Frequently Asked Questions

Q1. Does hiding the AI origin of a track help with playlist placement?

Current evidence suggests it doesn't have a meaningful effect either way. What curators respond to is track quality and fit. Given that AI credit disclosure is likely to become mandatory industry-wide in the near future, maintaining transparency is the more pragmatic long-term approach.

Q2. Do I need a lot of streams before curators will consider me?

No. User curators — especially for smaller and mid-size playlists — care primarily about whether your track fits their playlist's vibe. Strong stream counts help with algorithmic placements, but they're not the deciding factor for manual curation. Start building track record with smaller playlists first.

Q3. Can my track be removed from a playlist after being added?

Yes, it happens regularly — especially with user-curated playlists that refresh their content frequently. Don't treat removal personally. Focus instead on the save-rate and engagement metrics that make your track worth keeping.

Q4. Are paid playlist placement services worth using?

Services like SubmitHub are transparent and legitimate, and the curator feedback they provide has real value. However, individual playlist owners on Instagram or Twitter who advertise placements for payment are frequently scams. Always verify reputation and track record before paying anyone.

Summary

AI music can absolutely land on playlists — and with the right approach, it does. Genres like Lo-Fi, Ambient, and Chill already have robust AI music representation in their playlist ecosystems.

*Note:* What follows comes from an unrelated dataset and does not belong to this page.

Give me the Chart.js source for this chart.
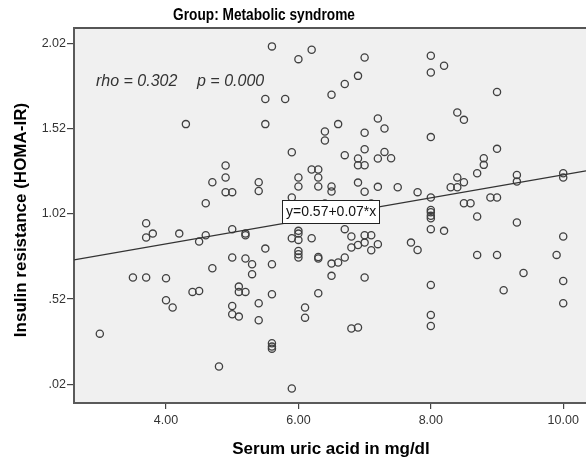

Actionable steps to take now:

  • Build a target list of 10–20 playlists — mid-size playlists in your genre are your first priority
  • Pitch to Spotify's editorial team — submit through Spotify for Artists at least 7 days before release
  • Contact user-curated playlist owners — reach out with a focused, genuine message
  • Commit to monthly releases — consistent output is what gets you on the algorithm's radar

Playlist placement doesn't happen overnight. Sustained effort over consistent releases is what produces lasting results. Make quality tracks, promote them deliberately, and the plays will follow.

This article reflects information available as of January 2026. Spotify's algorithms and playlist strategies evolve — check current sources alongside this guide.